[Haskell-beginners] Here's why functions should return functions

Ertugrul Söylemez es at ertes.de
Sun Jul 29 14:42:18 CEST 2012

"Costello, Roger L." <costello at mitre.org> wrote:

> Recently I had a small epiphany: when creating functions, design them
> to return functions rather than non-function values (Integer, Bool,
> list, tuple, etc.).
> Here's why:
> Consider a function that returns, say, the integer four ( 4 ). The
> type of the value returned by the function is this:
> 4 :: Num a => a

This is not a Haskell function (even though it does actually compile to
a function, unless you use specialization).  If it doesn't involve the
(->) type constructor, then it's not a function.

> That is, the value returned is not a function, it is a number.

If you were to say x = 4, then 'x' is not a function.  It's a value
equal to 4.  The equality sign in Haskell is not an assignment and
doesn't introduce a function definition.  It introduces an equation, so
"x = y" means that x is /the same/ as y.

> However, there are advantages to returning a function rather than a
> number.
> Recall the composition operator ( . )
> [...]

There is a design pattern, where you compose functions ((->)) or
function-like objects (Category/Arrow).  In this design pattern you work
with constant functions to introduce values.  This is used in FRP, for

    integral 0 . pure 4

This is the integral of the constant 4 with respect to time.
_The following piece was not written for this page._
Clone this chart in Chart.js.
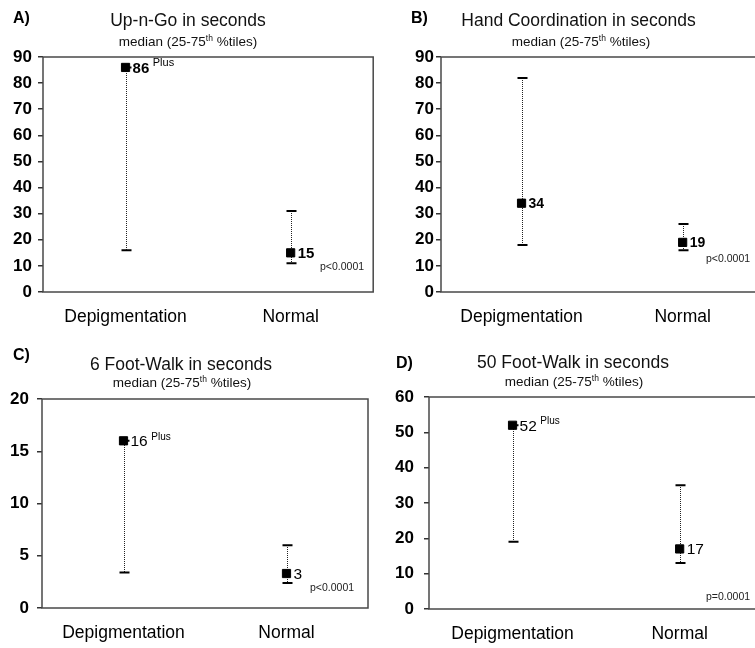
<!DOCTYPE html>
<html><head><meta charset="utf-8">
<script src="https://cdn.jsdelivr.net/npm/chart.js@4/dist/chart.umd.min.js"></script>
<style>
html,body{margin:0;padding:0;background:#fff;}
#wrap{position:relative;width:755px;height:648px;overflow:hidden;background:#fff;}
canvas{position:absolute;}
</style></head><body>
<div id="wrap">
<canvas id="cA" width="380" height="330" style="left:0;top:0;width:380px;height:330px"></canvas>
<canvas id="cB" width="392" height="330" style="left:378px;top:0;width:392px;height:330px"></canvas>
<canvas id="cC" width="380" height="328" style="left:0;top:320px;width:380px;height:328px"></canvas>
<canvas id="cD" width="392" height="328" style="left:378px;top:320px;width:392px;height:328px"></canvas>
</div>
<script>
// ---------- DATA ----------
const categories = ['Depigmentation', 'Normal'];
const panelLetters = ['A)', 'B)', 'C)', 'D)'];
const panelTitles = ['Up-n-Go in seconds', 'Hand Coordination in seconds', '6 Foot-Walk in seconds', '50 Foot-Walk in seconds'];
const subtitleMain = 'median (25-75';
const subtitleSup = 'th';
const subtitleEnd = ' %tiles)';

const upAndGoMedian = [86, 15];
const upAndGoQ1 = [16, 11];
const upAndGoQ3 = [86, 31];
const upAndGoLabels = ['86', '15'];

const handCoordMedian = [34, 19];
const handCoordQ1 = [18, 16];
const handCoordQ3 = [82, 26];
const handCoordLabels = ['34', '19'];

const walk6Median = [16, 3.3];
const walk6Q1 = [3.4, 2.4];
const walk6Q3 = [16, 6];
const walk6Labels = ['16', '3'];

const walk50Median = [52, 17];
const walk50Q1 = [19, 13];
const walk50Q3 = [52, 35];
const walk50Labels = ['52', '17'];

const plusFlags = [[true, false], [false, false], [true, false], [true, false]];
const plusText = 'Plus';
const pValues = ['p<0.0001', 'p<0.0001', 'p<0.0001', 'p=0.0001'];
const yMaxValues = [90, 90, 20, 60];
const yStepValues = [10, 10, 5, 10];

const medians = [upAndGoMedian, handCoordMedian, walk6Median, walk50Median];
const q1s = [upAndGoQ1, handCoordQ1, walk6Q1, walk50Q1];
const q3s = [upAndGoQ3, handCoordQ3, walk6Q3, walk50Q3];
const medianLabels = [upAndGoLabels, handCoordLabels, walk6Labels, walk50Labels];

// ---------- LAYOUT / STYLE ----------
const FONT = '"Liberation Sans", Arial, Helvetica, sans-serif';
const LAYOUT = [
  {id:'cA', yW:43, padTop:57, padRight:2, xH:38, tickPad:6, xPad:15,
   title:[188,26], sub:[188,46], letter:[13,23], p:[320,267], valFont:'bold 15px', plusFont:'11px'},
  {id:'cB', yW:63, padTop:57, padRight:5, xH:38, tickPad:2, xPad:15,
   title:[200.5,26], sub:[203,46], letter:[33,23], p:[328,259], valFont:'bold 14px', plusFont:'10px'},
  {id:'cC', yW:42, padTop:79, padRight:12, xH:40, tickPad:8, xPad:15,
   title:[181,50], sub:[182,66.7], letter:[13,39.5], p:[310,268], valFont:'15.5px', plusFont:'10px'},
  {id:'cD', yW:51, padTop:77, padRight:5, xH:39, tickPad:10, xPad:14.5,
   title:[195,48.3], sub:[196,66], letter:[18,48.3], p:[328,277], valFont:'15.5px', plusFont:'10px'}
];

Chart.defaults.font.family = FONT;
Chart.defaults.color = '#000';

const panelPlugin = {
  id: 'panelDeco',
  beforeDatasetsDraw(chart, args, o) {
    const {ctx, chartArea: ca, scales: {x, y}} = chart;
    ctx.save();
    // frame
    ctx.strokeStyle = '#484848';
    ctx.lineWidth = 1.5;
    ctx.strokeRect(ca.left, ca.top, ca.right - ca.left, ca.bottom - ca.top);
    // error bars (25-75th percentiles)
    for (let i = 0; i < o.q1.length; i++) {
      const px = Math.round(x.getPixelForValue(i)) + 0.5;
      const yt = y.getPixelForValue(o.q3[i]);
      const yb = y.getPixelForValue(o.q1[i]);
      ctx.strokeStyle = '#222';
      ctx.lineWidth = 1;
      ctx.setLineDash([1, 1]);
      ctx.beginPath(); ctx.moveTo(px, Math.round(yt)); ctx.lineTo(px, Math.round(yb)); ctx.stroke();
      ctx.setLineDash([]);
      ctx.strokeStyle = '#000';
      ctx.lineWidth = 2;
      ctx.beginPath();
      ctx.moveTo(px - 5, yt); ctx.lineTo(px + 5, yt);
      ctx.moveTo(px - 5, yb); ctx.lineTo(px + 5, yb);
      ctx.stroke();
    }
    ctx.restore();
  },
  afterDraw(chart, args, o) {
    const {ctx} = chart;
    const L = o.layout;
    ctx.save();
    ctx.fillStyle = '#000';
    ctx.textBaseline = 'alphabetic';
    // letter
    ctx.font = 'bold 16px ' + FONT;
    ctx.textAlign = 'left';
    ctx.fillText(o.letter, L.letter[0], L.letter[1]);
    // title
    ctx.font = '17.5px ' + FONT;
    ctx.textAlign = 'center';
    ctx.fillStyle = '#111';
    ctx.fillText(o.title, L.title[0], L.title[1]);
    // subtitle with superscript
    ctx.textAlign = 'left';
    const mainF = '13.5px ' + FONT, supF = '8.5px ' + FONT;
    ctx.font = mainF; const w1 = ctx.measureText(subtitleMain).width;
    const w3 = ctx.measureText(subtitleEnd).width;
    ctx.font = supF; const w2 = ctx.measureText(subtitleSup).width;
    let sx = L.sub[0] - (w1 + w2 + w3) / 2;
    ctx.font = mainF; ctx.fillText(subtitleMain, sx, L.sub[1]);
    ctx.font = supF; ctx.fillText(subtitleSup, sx + w1, L.sub[1] - 5);
    ctx.font = mainF; ctx.fillText(subtitleEnd, sx + w1 + w2, L.sub[1]);
    // median value labels
    const meta = chart.getDatasetMeta(0);
    meta.data.forEach((pt, i) => {
      ctx.font = L.valFont + ' ' + FONT;
      ctx.textBaseline = 'middle';
      ctx.textAlign = 'left';
      ctx.fillStyle = '#000';
      const tx = pt.x + 7;
      ctx.fillText(o.labels[i], tx, pt.y + 1);
      if (o.plus[i]) {
        const w = ctx.measureText(o.labels[i]).width;
        ctx.font = L.plusFont + ' ' + FONT;
        ctx.fillText(plusText, tx + w + 3.5, pt.y - 4);
      }
    });
    // p value
    ctx.font = '10.5px ' + FONT;
    ctx.textBaseline = 'middle';
    ctx.fillStyle = '#222';
    ctx.fillText(o.p, L.p[0], L.p[1]);
    ctx.restore();
  }
};

LAYOUT.forEach((L, k) => {
  new Chart(document.getElementById(L.id), {
    type: 'line',
    data: {
      labels: categories,
      datasets: [{
        data: medians[k],
        showLine: false,
        pointStyle: 'rect',
        pointRadius: 5.8,
        pointBorderWidth: 1,
        pointBackgroundColor: '#000',
        pointBorderColor: '#000'
      }]
    },
    options: {
      responsive: false,
      animation: false,
      events: [],
      layout: {padding: {top: L.padTop, right: L.padRight, left: 0, bottom: 0}},
      plugins: {
        legend: {display: false},
        tooltip: {enabled: false},
        title: {display: false},
        panelDeco: {
          layout: L, q1: q1s[k], q3: q3s[k], labels: medianLabels[k], plus: plusFlags[k],
          p: pValues[k], title: panelTitles[k], letter: panelLetters[k]
        }
      },
      scales: {
        x: {
          type: 'category',
          offset: true,
          grid: {display: false, drawTicks: false},
          border: {display: false},
          ticks: {font: {size: 17.5}, color: '#000', padding: L.xPad, maxRotation: 0},
          afterFit(s) { s.height = L.xH; }
        },
        y: {
          min: 0, max: yMaxValues[k],
          grid: {display: true, drawOnChartArea: false, drawTicks: true, tickLength: 5, color: '#333', lineWidth: 1.5},
          border: {display: false},
          ticks: {stepSize: yStepValues[k], font: {size: 17, weight: 'bold'}, color: '#000', padding: L.tickPad},
          afterFit(s) { s.width = L.yW; }
        }
      }
    },
    plugins: [panelPlugin]
  });
});
</script>
</body></html>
> Here's a data type that lifts non-function values to functions:
> [...]

No, it doesn't.

> data Lift a = Function a
>                     deriving (Show)

You have just reinvented an awkward version (data instead of newtype) of
the identity functor, which is both a monad (a -> Identity a) and a
comonad (Identity a -> a).  I don't see what it buys you given 'const'.

Haskell is a language to study new ways of thinking, so it's great that
you think, but you should really first learn the language properly.  You
will find it helpful to learn the various type classes for categorical
programming, in particular Category, Applicative and Arrow.  There is
the reader monad, in which you would write the following:

    fmap (^2) . fmap succ . pure 4

or equivalently:

    fmap ((^2) . succ) . pure 4

The reader monad is defined as:

    instance Applicative (e ->)
    instance Functor (e ->)
    instance Monad (e ->)

Since (->) forms a category, you have composition and an identity
morphism (the identity function).

In other words, you have just invented an awkward way to write what can
already be written nicely using existing stuff.


Not to be or to be and (not to be or to be and (not to be or to be and
(not to be or to be and ... that is the list monad.